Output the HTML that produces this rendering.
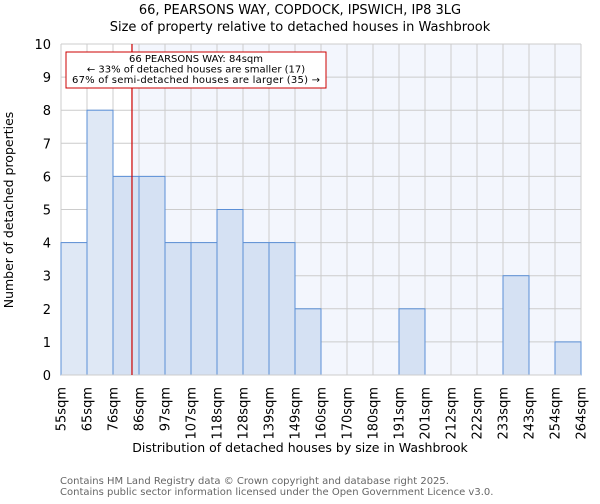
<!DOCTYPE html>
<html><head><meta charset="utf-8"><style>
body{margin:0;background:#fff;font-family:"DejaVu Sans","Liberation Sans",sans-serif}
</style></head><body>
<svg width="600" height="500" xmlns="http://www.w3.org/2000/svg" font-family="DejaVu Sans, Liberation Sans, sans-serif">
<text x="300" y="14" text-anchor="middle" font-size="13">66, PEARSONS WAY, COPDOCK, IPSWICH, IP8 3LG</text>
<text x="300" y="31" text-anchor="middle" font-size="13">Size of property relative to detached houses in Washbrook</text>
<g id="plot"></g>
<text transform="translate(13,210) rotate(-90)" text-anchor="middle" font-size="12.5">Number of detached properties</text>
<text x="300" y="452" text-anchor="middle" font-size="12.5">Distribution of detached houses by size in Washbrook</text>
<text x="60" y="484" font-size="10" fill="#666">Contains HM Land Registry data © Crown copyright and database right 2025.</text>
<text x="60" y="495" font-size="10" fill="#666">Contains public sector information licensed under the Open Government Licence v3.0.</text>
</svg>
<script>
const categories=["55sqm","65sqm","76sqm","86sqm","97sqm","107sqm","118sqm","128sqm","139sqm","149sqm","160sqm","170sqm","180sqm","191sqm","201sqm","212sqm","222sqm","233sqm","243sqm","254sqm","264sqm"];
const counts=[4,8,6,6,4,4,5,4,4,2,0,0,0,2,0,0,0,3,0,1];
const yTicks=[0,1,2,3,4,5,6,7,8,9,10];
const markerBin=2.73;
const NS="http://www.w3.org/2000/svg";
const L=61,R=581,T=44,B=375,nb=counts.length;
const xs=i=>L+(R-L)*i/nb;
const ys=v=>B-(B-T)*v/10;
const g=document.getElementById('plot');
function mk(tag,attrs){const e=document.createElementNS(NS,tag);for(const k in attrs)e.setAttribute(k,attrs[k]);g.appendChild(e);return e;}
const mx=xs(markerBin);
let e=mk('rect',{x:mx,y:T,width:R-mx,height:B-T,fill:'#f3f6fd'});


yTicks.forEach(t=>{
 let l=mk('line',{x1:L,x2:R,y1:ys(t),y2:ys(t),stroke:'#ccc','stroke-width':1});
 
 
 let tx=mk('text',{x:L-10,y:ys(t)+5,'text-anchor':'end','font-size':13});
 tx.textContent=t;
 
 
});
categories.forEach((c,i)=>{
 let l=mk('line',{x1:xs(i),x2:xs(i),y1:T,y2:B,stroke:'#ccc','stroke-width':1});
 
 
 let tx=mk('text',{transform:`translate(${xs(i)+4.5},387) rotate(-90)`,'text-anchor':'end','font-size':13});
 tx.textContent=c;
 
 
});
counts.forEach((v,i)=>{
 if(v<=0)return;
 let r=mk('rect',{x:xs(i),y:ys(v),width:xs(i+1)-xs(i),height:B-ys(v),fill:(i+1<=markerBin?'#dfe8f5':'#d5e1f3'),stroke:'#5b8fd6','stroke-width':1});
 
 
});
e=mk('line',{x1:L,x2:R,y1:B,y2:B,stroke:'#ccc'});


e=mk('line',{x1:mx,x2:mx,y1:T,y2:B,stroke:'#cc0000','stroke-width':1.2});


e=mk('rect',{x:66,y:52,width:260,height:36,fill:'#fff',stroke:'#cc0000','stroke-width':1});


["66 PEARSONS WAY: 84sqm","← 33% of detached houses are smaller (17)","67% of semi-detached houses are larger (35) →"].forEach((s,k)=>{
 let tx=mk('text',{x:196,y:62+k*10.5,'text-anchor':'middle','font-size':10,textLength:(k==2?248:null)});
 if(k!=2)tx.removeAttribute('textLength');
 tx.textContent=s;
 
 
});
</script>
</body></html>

--- Written request ---
Output the lines above in full and exactly as given, omitting any pictures.

--- Final result ---
Output the HTML that produces this rendering.
<!DOCTYPE html>
<html><head><meta charset="utf-8"><style>
body{margin:0;background:#fff;font-family:"DejaVu Sans","Liberation Sans",sans-serif}
</style></head><body>
<svg width="600" height="500" xmlns="http://www.w3.org/2000/svg" font-family="DejaVu Sans, Liberation Sans, sans-serif">
<text x="300" y="14" text-anchor="middle" font-size="13">66, PEARSONS WAY, COPDOCK, IPSWICH, IP8 3LG</text>
<text x="300" y="31" text-anchor="middle" font-size="13">Size of property relative to detached houses in Washbrook</text>
<g id="plot"></g>
<text transform="translate(13,210) rotate(-90)" text-anchor="middle" font-size="12.5">Number of detached properties</text>
<text x="300" y="452" text-anchor="middle" font-size="12.5">Distribution of detached houses by size in Washbrook</text>
<text x="60" y="484" font-size="10" fill="#666">Contains HM Land Registry data © Crown copyright and database right 2025.</text>
<text x="60" y="495" font-size="10" fill="#666">Contains public sector information licensed under the Open Government Licence v3.0.</text>
</svg>
<script>
const categories=["55sqm","65sqm","76sqm","86sqm","97sqm","107sqm","118sqm","128sqm","139sqm","149sqm","160sqm","170sqm","180sqm","191sqm","201sqm","212sqm","222sqm","233sqm","243sqm","254sqm","264sqm"];
const counts=[4,8,6,6,4,4,5,4,4,2,0,0,0,2,0,0,0,3,0,1];
const yTicks=[0,1,2,3,4,5,6,7,8,9,10];
const markerBin=2.73;
const NS="http://www.w3.org/2000/svg";
const L=61,R=581,T=44,B=375,nb=counts.length;
const xs=i=>L+(R-L)*i/nb;
const ys=v=>B-(B-T)*v/10;
const g=document.getElementById('plot');
function mk(tag,attrs){const e=document.createElementNS(NS,tag);for(const k in attrs)e.setAttribute(k,attrs[k]);g.appendChild(e);return e;}
const mx=xs(markerBin);
let e=mk('rect',{x:mx,y:T,width:R-mx,height:B-T,fill:'#f3f6fd'});


yTicks.forEach(t=>{
 let l=mk('line',{x1:L,x2:R,y1:ys(t),y2:ys(t),stroke:'#ccc','stroke-width':1});
 
 
 let tx=mk('text',{x:L-10,y:ys(t)+5,'text-anchor':'end','font-size':13});
 tx.textContent=t;
 
 
});
categories.forEach((c,i)=>{
 let l=mk('line',{x1:xs(i),x2:xs(i),y1:T,y2:B,stroke:'#ccc','stroke-width':1});
 
 
 let tx=mk('text',{transform:`translate(${xs(i)+4.5},387) rotate(-90)`,'text-anchor':'end','font-size':13});
 tx.textContent=c;
 
 
});
counts.forEach((v,i)=>{
 if(v<=0)return;
 let r=mk('rect',{x:xs(i),y:ys(v),width:xs(i+1)-xs(i),height:B-ys(v),fill:(i+1<=markerBin?'#dfe8f5':'#d5e1f3'),stroke:'#5b8fd6','stroke-width':1});
 
 
});
e=mk('line',{x1:L,x2:R,y1:B,y2:B,stroke:'#ccc'});


e=mk('line',{x1:mx,x2:mx,y1:T,y2:B,stroke:'#cc0000','stroke-width':1.2});


e=mk('rect',{x:66,y:52,width:260,height:36,fill:'#fff',stroke:'#cc0000','stroke-width':1});


["66 PEARSONS WAY: 84sqm","← 33% of detached houses are smaller (17)","67% of semi-detached houses are larger (35) →"].forEach((s,k)=>{
 let tx=mk('text',{x:196,y:62+k*10.5,'text-anchor':'middle','font-size':10,textLength:(k==2?248:null)});
 if(k!=2)tx.removeAttribute('textLength');
 tx.textContent=s;
 
 
});
</script>
</body></html>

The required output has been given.